Fourth Way Class Notes February 10, 2009



There will be one talk/week on the website.

Come on Thursdays - Daniel will talk about what happens to you when you meditate through the years, various levels/changes, why do koan study.

The true self is the depth of practice. The practical side is how to apply it to life.

Some lean one way, deep practice but not practical, and others lean toward being too  practical. It is best when one informs the other.

The Buddha  found out who he really was - life then is like life now - it was not exotic. Daniel called him Sam.  Sam/Buddha's father had the social status equivalent of the CEO of a big company - a conservative environment. Sam/Buddha was a regular person. He was outside and saw all the suffering, sickness and death. He wanted to figure out how to solve the problem. This period of time in India was like the 60's - many went to the same town and were doing yoga, etc. Sam/Buddha was working with the group - but decided that meditation was the way.  Through his meditation practice he had the realization that solved the problem - he wasn't Sam.

An analogy - you go to the movie and become so engrossed you forget who you are - you become the main actor. The film ends - you realize that you aren't the actor - you are you.

Who you are is something that can't be grasped - like light/air that can become anything. So all things that are bothering you don't matter - the Heart Sutra describes it: "no eyes, ear,  nose, etc.

What will stop you from this realization? Too many ideas about it.

In life we keep using the same strategies even if they aren't working because that is who we think we are. If we realize we are emptiness we can switch. The secret is to be flexible - Zen calls it "unfixed." That is who we really are. By circumstances we become fixed. Practice helps us get unfixed.

We don't realize how hard it is to maintain our identity. When we are insecure, we talk to ourselves even more. Sitting suspends how we look at the world without always affirming our identity.

Daniel is reading a book about a tennis master who didn't like tennis or practicing. People who are good at something that is hard usually have to push themselves.

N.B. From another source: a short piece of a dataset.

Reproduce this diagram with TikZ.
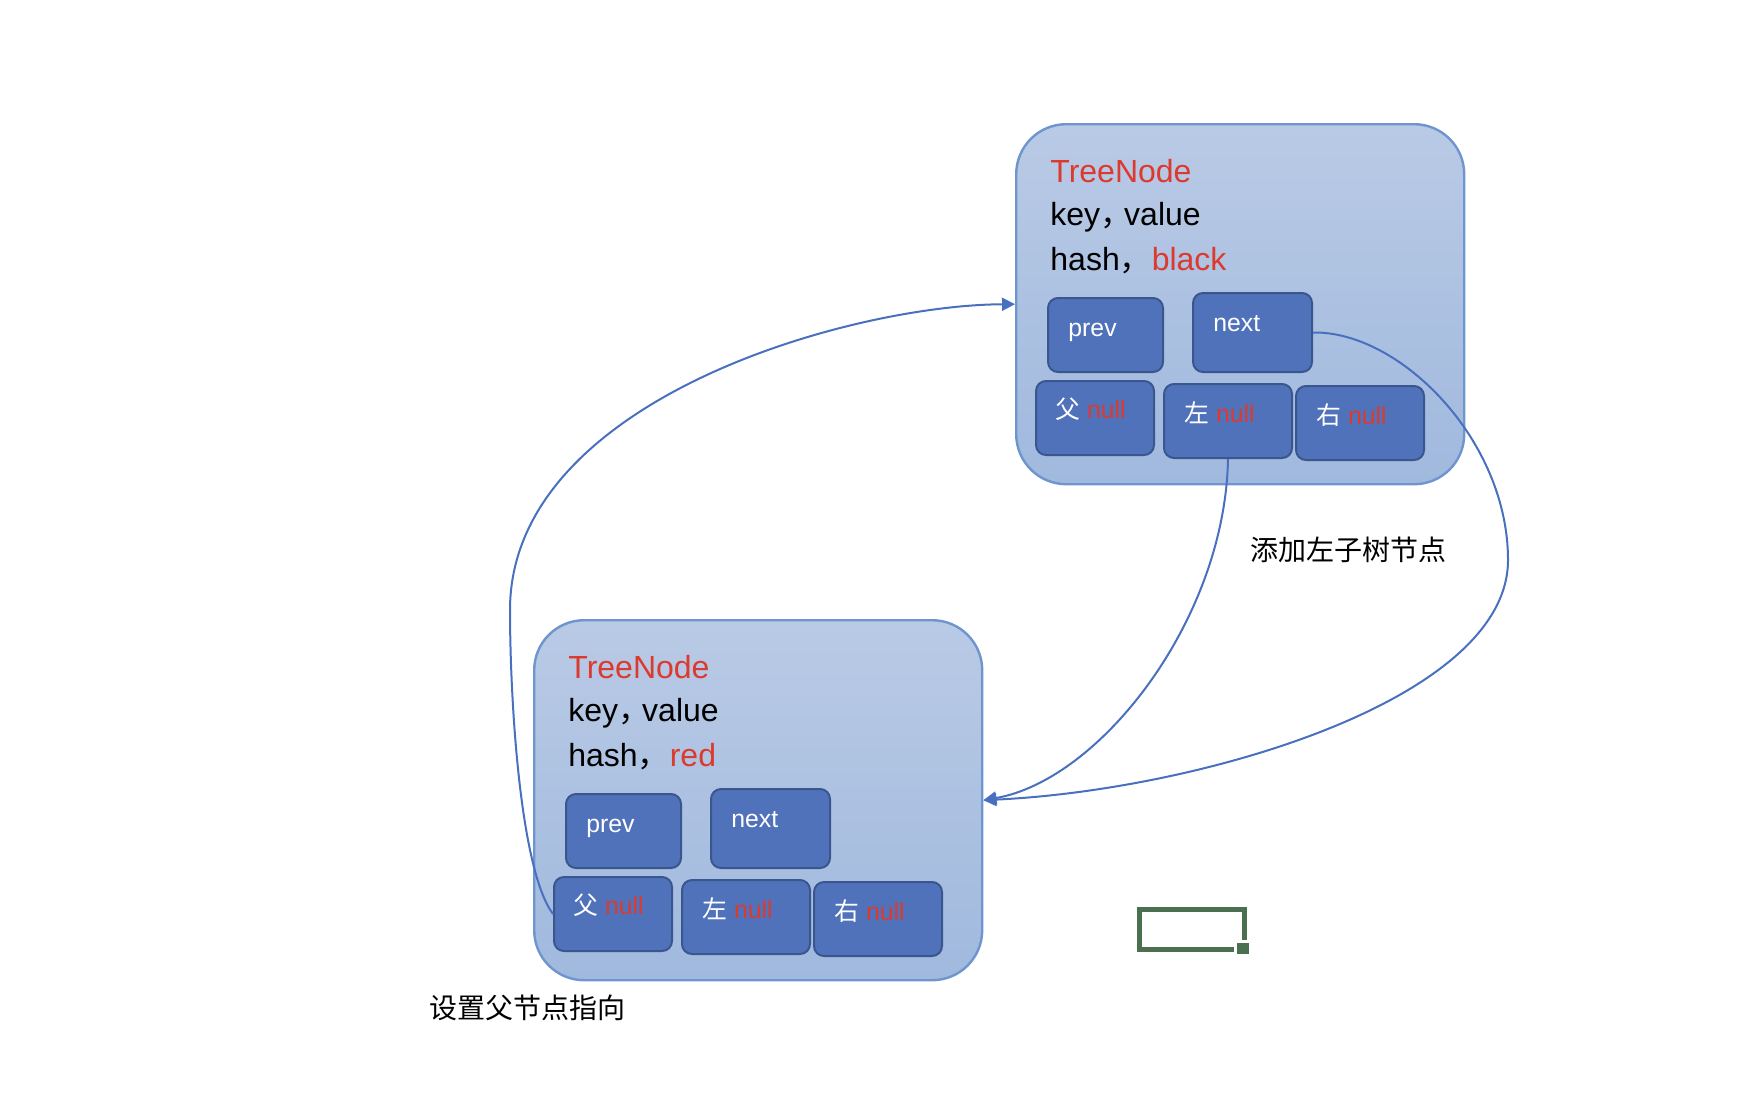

We need to get rid of ideas. Too many how-to books don't state the most obvious - you have to try hard.  We keep looking for the magic formula, which is misleading. Those who sit will make progress. If you want to be a great artist, you have to do what is hard not what's fun.

Personal interactions were the focus of the next section. A student mentioned the challenge of traveling with someone who was grumpy. Several students offered suggestions for how to deal with the situation. Daniel said that when someone is doing something you don't like, you can simply say "when you act XX way - I'm leaving." Stating it as such is less mechanical than accepting it - which can encourage the behavior.

It is the Japanese way to always consider Person, Place, Position (are you a teacher, parent, lover), Time and Degree when you interact with people.

Note - in this life time it is likely we will continue to get our buttons pushed in personal relationships.

Assignment

Take one thing you do, which you are working on, and make more of an overall effort. What does it mean to "try harder?" Trying harder can mean being softer. e.g., don't go into argument mode - accept others way of looking at things. Making more effort could be doing something different or for more hours.

We talked a lot about people. It is all an illusion - we are not people, we are an empty field with endless possibilities. Believing in who we think we are is why we suffer. The real meaning of attachment is that we are stuck to ourselves.